* _What is being asked_
Keep the pictures out and restate every record exactly.
######
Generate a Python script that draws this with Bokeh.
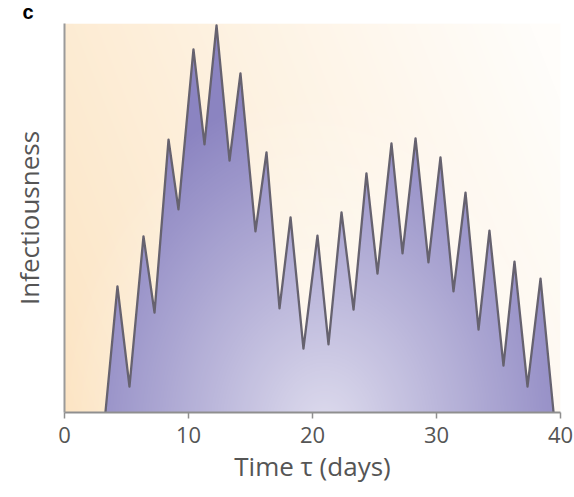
import numpy as np
from bokeh.plotting import figure
from bokeh.models import Range1d, FixedTicker
from bokeh.embed import file_html
from bokeh.resources import INLINE

# ---- data (time tau in days, relative infectiousness) ----
tau = [3.3, 4.27, 5.24, 6.37, 7.26, 8.39, 9.19, 10.40, 11.29, 12.26, 13.31, 14.19,
       15.40, 16.29, 17.34, 18.23, 19.27, 20.40, 21.29, 22.34, 23.31, 24.35, 25.24,
       26.37, 27.26, 28.31, 29.35, 30.32, 31.37, 32.34, 33.39, 34.27, 35.40, 36.29,
       37.34, 38.39, 39.44]
infectiousness = [0.0, 0.326, 0.067, 0.455, 0.258, 0.705, 0.525, 0.938, 0.693, 1.0,
                  0.651, 0.876, 0.468, 0.672, 0.269, 0.504, 0.165, 0.457, 0.176, 0.517,
                  0.266, 0.618, 0.359, 0.695, 0.411, 0.708, 0.388, 0.659, 0.313, 0.568,
                  0.214, 0.470, 0.121, 0.390, 0.067, 0.346, 0.0]
x_ticks = [0, 10, 20, 30, 40]

X_MIN, X_MAX = 0, 40
Y_MIN, Y_MAX = 0, 1.005

FONT = "Open Sans"
TEXT_COLOR = "#555555"

p = figure(width=574, height=496, output_backend="svg", toolbar_location=None,
           x_range=Range1d(X_MIN, X_MAX), y_range=Range1d(Y_MIN, Y_MAX),
           min_border_left=64, min_border_right=14, min_border_top=23,
           min_border_bottom=84, title="c")
p.outline_line_color = None
p.grid.visible = False
p.background_fill_color = "white"
p.border_fill_color = "white"

# panel letter as the title
p.title.text_font = "Liberation Sans"
p.title.text_font_size = "20px"
p.title.text_font_style = "bold"
p.title.text_color = "black"
p.title.align = "left"
p.title.vertical_align = "top"
p.title.offset = -42
p.title.standoff = -3

# ---- background gradient (styling only) ----
H, W = 389, 496
gx, gy = np.meshgrid(np.linspace(0, 1, W), np.linspace(0, 1, H))
t = np.clip(0.8 * gx + 0.25 * gy, 0, 1) ** 0.85
peach = np.array([252, 228, 194], dtype=float)
light = np.array([255, 253, 250], dtype=float)
rgb = peach[None, None, :] * (1 - t[..., None]) + light[None, None, :] * t[..., None]
bg = np.empty((H, W), dtype=np.uint32)
bv = bg.view(dtype=np.uint8).reshape((H, W, 4))
bv[..., :3] = rgb.astype(np.uint8)
bv[..., 3] = 255
p.image_rgba(image=[bg], x=X_MIN, y=Y_MIN, dw=X_MAX - X_MIN, dh=Y_MAX - Y_MIN)

# ---- filled curve ----
p.varea(x=tau, y1=0, y2=infectiousness, fill_color="#8b84c1")

# ---- soft glow on the fill (styling only) ----
dx = (gx * (X_MAX - X_MIN) - 21) / 22.0
dy = (gy * (Y_MAX - Y_MIN) + 0.05) / 0.9
r = np.sqrt(dx ** 2 + dy ** 2)
alpha = 0.72 * np.clip(1 - r, 0, 1)
glow = np.empty((H, W), dtype=np.uint32)
gv = glow.view(dtype=np.uint8).reshape((H, W, 4))
gv[..., 0] = 255
gv[..., 1] = 255
gv[..., 2] = 255
gv[..., 3] = (alpha * 255).astype(np.uint8)
p.image_rgba(image=[glow], x=X_MIN, y=Y_MIN, dw=X_MAX - X_MIN, dh=Y_MAX - Y_MIN)

# ---- outline ----
p.line(x=tau, y=infectiousness, line_color="#66626f", line_width=2.3,
       line_join="round")

# ---- axes ----
xa = p.xaxis[0]
xa.ticker = FixedTicker(ticks=x_ticks)
xa.minor_tick_line_color = None
xa.major_tick_in = 0
xa.major_tick_out = 6
xa.major_tick_line_color = "#8f8f8f"
xa.major_tick_line_width = 1.5
xa.axis_line_color = "#8f8f8f"
xa.axis_line_width = 2
xa.major_label_text_font = FONT
xa.major_label_text_font_size = "22px"
xa.major_label_text_color = TEXT_COLOR
xa.major_label_standoff = 8
xa.axis_label = "Time τ (days)"
xa.axis_label_text_font = FONT
xa.axis_label_text_font_size = "26px"
xa.axis_label_text_font_style = "normal"
xa.axis_label_text_color = TEXT_COLOR
xa.axis_label_standoff = 2

ya = p.yaxis[0]
ya.ticker = FixedTicker(ticks=[])
ya.minor_tick_line_color = None
ya.major_tick_in = 0
ya.major_tick_out = 0
ya.major_label_text_font_size = "0px"
ya.axis_line_color = "#9a9a9a"
ya.axis_line_width = 2
ya.axis_label = "Infectiousness"
ya.axis_label_text_font = FONT
ya.axis_label_text_font_size = "26px"
ya.axis_label_text_font_style = "normal"
ya.axis_label_text_color = TEXT_COLOR
ya.axis_label_standoff = 18

open("out.html", "w").write(file_html(p, INLINE))
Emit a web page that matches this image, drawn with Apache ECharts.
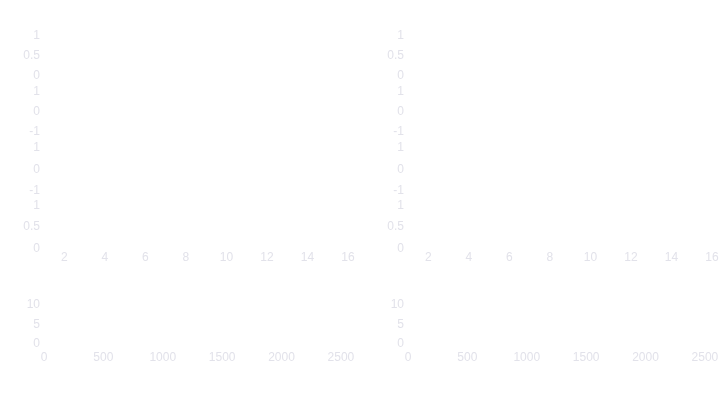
######
* _Written answer_
Generate a Python script that draws this with Bokeh.
import numpy as np
from bokeh.plotting import figure
from bokeh.models import Range1d, FixedTicker
from bokeh.embed import file_html
from bokeh.resources import INLINE

# ---- data (time tau in days, relative infectiousness) ----
tau = [3.3, 4.27, 5.24, 6.37, 7.26, 8.39, 9.19, 10.40, 11.29, 12.26, 13.31, 14.19,
       15.40, 16.29, 17.34, 18.23, 19.27, 20.40, 21.29, 22.34, 23.31, 24.35, 25.24,
       26.37, 27.26, 28.31, 29.35, 30.32, 31.37, 32.34, 33.39, 34.27, 35.40, 36.29,
       37.34, 38.39, 39.44]
infectiousness = [0.0, 0.326, 0.067, 0.455, 0.258, 0.705, 0.525, 0.938, 0.693, 1.0,
                  0.651, 0.876, 0.468, 0.672, 0.269, 0.504, 0.165, 0.457, 0.176, 0.517,
                  0.266, 0.618, 0.359, 0.695, 0.411, 0.708, 0.388, 0.659, 0.313, 0.568,
                  0.214, 0.470, 0.121, 0.390, 0.067, 0.346, 0.0]
x_ticks = [0, 10, 20, 30, 40]

X_MIN, X_MAX = 0, 40
Y_MIN, Y_MAX = 0, 1.005

FONT = "Open Sans"
TEXT_COLOR = "#555555"

p = figure(width=574, height=496, output_backend="svg", toolbar_location=None,
           x_range=Range1d(X_MIN, X_MAX), y_range=Range1d(Y_MIN, Y_MAX),
           min_border_left=64, min_border_right=14, min_border_top=23,
           min_border_bottom=84, title="c")
p.outline_line_color = None
p.grid.visible = False
p.background_fill_color = "white"
p.border_fill_color = "white"

# panel letter as the title
p.title.text_font = "Liberation Sans"
p.title.text_font_size = "20px"
p.title.text_font_style = "bold"
p.title.text_color = "black"
p.title.align = "left"
p.title.vertical_align = "top"
p.title.offset = -42
p.title.standoff = -3

# ---- background gradient (styling only) ----
H, W = 389, 496
gx, gy = np.meshgrid(np.linspace(0, 1, W), np.linspace(0, 1, H))
t = np.clip(0.8 * gx + 0.25 * gy, 0, 1) ** 0.85
peach = np.array([252, 228, 194], dtype=float)
light = np.array([255, 253, 250], dtype=float)
rgb = peach[None, None, :] * (1 - t[..., None]) + light[None, None, :] * t[..., None]
bg = np.empty((H, W), dtype=np.uint32)
bv = bg.view(dtype=np.uint8).reshape((H, W, 4))
bv[..., :3] = rgb.astype(np.uint8)
bv[..., 3] = 255
p.image_rgba(image=[bg], x=X_MIN, y=Y_MIN, dw=X_MAX - X_MIN, dh=Y_MAX - Y_MIN)

# ---- filled curve ----
p.varea(x=tau, y1=0, y2=infectiousness, fill_color="#8b84c1")

# ---- soft glow on the fill (styling only) ----
dx = (gx * (X_MAX - X_MIN) - 21) / 22.0
dy = (gy * (Y_MAX - Y_MIN) + 0.05) / 0.9
r = np.sqrt(dx ** 2 + dy ** 2)
alpha = 0.72 * np.clip(1 - r, 0, 1)
glow = np.empty((H, W), dtype=np.uint32)
gv = glow.view(dtype=np.uint8).reshape((H, W, 4))
gv[..., 0] = 255
gv[..., 1] = 255
gv[..., 2] = 255
gv[..., 3] = (alpha * 255).astype(np.uint8)
p.image_rgba(image=[glow], x=X_MIN, y=Y_MIN, dw=X_MAX - X_MIN, dh=Y_MAX - Y_MIN)

# ---- outline ----
p.line(x=tau, y=infectiousness, line_color="#66626f", line_width=2.3,
       line_join="round")

# ---- axes ----
xa = p.xaxis[0]
xa.ticker = FixedTicker(ticks=x_ticks)
xa.minor_tick_line_color = None
xa.major_tick_in = 0
xa.major_tick_out = 6
xa.major_tick_line_color = "#8f8f8f"
xa.major_tick_line_width = 1.5
xa.axis_line_color = "#8f8f8f"
xa.axis_line_width = 2
xa.major_label_text_font = FONT
xa.major_label_text_font_size = "22px"
xa.major_label_text_color = TEXT_COLOR
xa.major_label_standoff = 8
xa.axis_label = "Time τ (days)"
xa.axis_label_text_font = FONT
xa.axis_label_text_font_size = "26px"
xa.axis_label_text_font_style = "normal"
xa.axis_label_text_color = TEXT_COLOR
xa.axis_label_standoff = 2

ya = p.yaxis[0]
ya.ticker = FixedTicker(ticks=[])
ya.minor_tick_line_color = None
ya.major_tick_in = 0
ya.major_tick_out = 0
ya.major_label_text_font_size = "0px"
ya.axis_line_color = "#9a9a9a"
ya.axis_line_width = 2
ya.axis_label = "Infectiousness"
ya.axis_label_text_font = FONT
ya.axis_label_text_font_size = "26px"
ya.axis_label_text_font_style = "normal"
ya.axis_label_text_color = TEXT_COLOR
ya.axis_label_standoff = 18

open("out.html", "w").write(file_html(p, INLINE))
Emit a web page that matches this image, drawn with Apache ECharts.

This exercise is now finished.